Fast and Versatile Alignments for Python

Project description

pyalign

Fast and simple alignments in Python:

Example inside Jupyter

Alignments have been a staple algorithm in bioinformatics for decades now, but most packages implementing tend to be either easy to use and slow, or fast but very difficult to use and highly domain specific.

pyalign is a small and hopefully rather versatile Python package that aims to be fast and easy to use. At its core, it is an optimizer for finding "optimum correspondences between sequences" (Kruskal, 1983) - the main proponents of which are alignments and dynamic time warping.

General Features:

easy to install and easy to use
robust and efficient implementation of standard algorithms
very fast for smaller problem sizes (see below for details)
built-in visualization functionality for teaching purposes

In terms of alignment algorithms:

computes local, global and semiglobal alignments on pairs of sequences
supports different gap costs (commonly used ones as well as custom ones)
automatically selects best suitable algorithm (e.g. Gotoh)
no assumptions on matched items, i.e. not limited to characters
supports any given similarity or distance function (i.e. can maximize or minimize)
can return one as well as all optimal alignments and scores

The implementation should be rather fast due to highly optimized code paths for every special case. While it does not support GPUs, here are some facts:

optimized C++ core employing xtensor
supports SIMD via batching (i.e. simple SIMD parallelism as first suggested by Alpern et al. and more recently by Rudnicki et al.)
carefully designed to avoid dynamic memory allocation
extensive metaprogramming to provide different optimized code paths for different usage patterns - for example, computing "only single score" won't write tracebacks, whereas computing "all alignments" will track multiple traceback edges

Installation

via pip (recommended)

pyalign currently provides precompiled packages for Windows (Intel), Linux (Intel) and macOS (Intel).

pip install pyalign

locally

Installing pyalign locally will require a modern C++ compiler. It also requires various libraries from the xtensor stack which are best installed via cona; for the full list of required packages, see environment.yml.

Local installation via conda:

git clone https://github.com/poke1024/pyalign
cd pyalign
conda env create -f environment.yml
conda activate pyalign
python setup.py install

Example

Running

import pyalign
alignment = pyalign.global_alignment("INDUSTRY", "INTEREST", gap_cost=0, eq=1, ne=-1)
alignment

will compute an optimal global alignment between "INDUSTRY" and "INTEREST".

We instruct the optimizer to use of scores 1 and -1 (for matching and non-matching letters) and no (i.e. 0) gap costs.

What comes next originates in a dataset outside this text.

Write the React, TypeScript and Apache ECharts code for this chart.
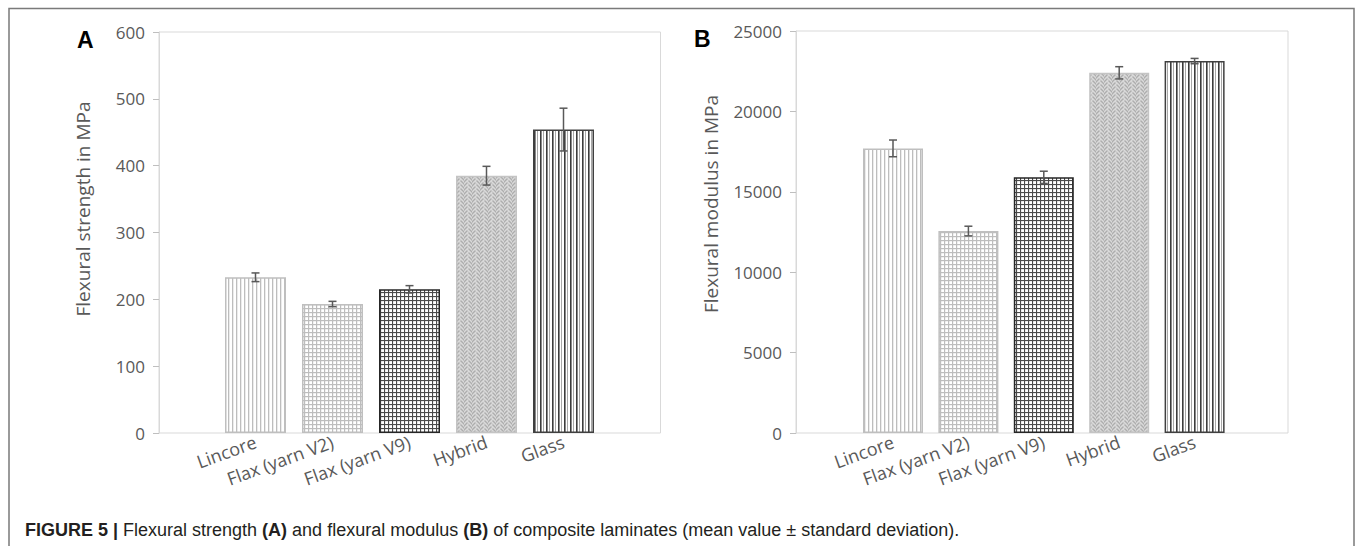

In Jupyter, this will give

IN----DUSTRY
||      ||  
INTERE--ST--

Of course you can also extract the actual score:

alignment.score

4.0

It's also possible to extract the traceback matrix and path and generate visuals (and thus a detailed rationale for the obtained score and solution).

In contrast to the first example above, which used the simplified high level API, we now use the full, more detailed API, which gives much more detailed access to different gap costs, solvers and scoring configurations. To make things a bit more interesting, we switch from 0 gap cost to 0.2 (which will not change the result in this case, but shows in the traceback matrix):

import pyalign.problems
import pyalign.solve
import pyalign.gaps

pf = pyalign.problems.general(
    pyalign.problems.Equality(eq=1, ne=-1),
    direction="maximize")
solver = pyalign.solve.GlobalSolver(
    gap_cost=pyalign.gaps.LinearGapCost(0.2),
    codomain=pyalign.solve.Solution)
problem = pf.new_problem("INDUSTRY", "INTEREST")
solver.solve(problem)

traceback and path

As a final example, here is how we would modify the solver above to get a list over all optimal solutions of a problem:

from typing import Iterator

solver = pyalign.solve.GlobalSolver(
    gap_cost=pyalign.gaps.LinearGapCost(0.2),
    codomain=List[pyalign.solve.Solution])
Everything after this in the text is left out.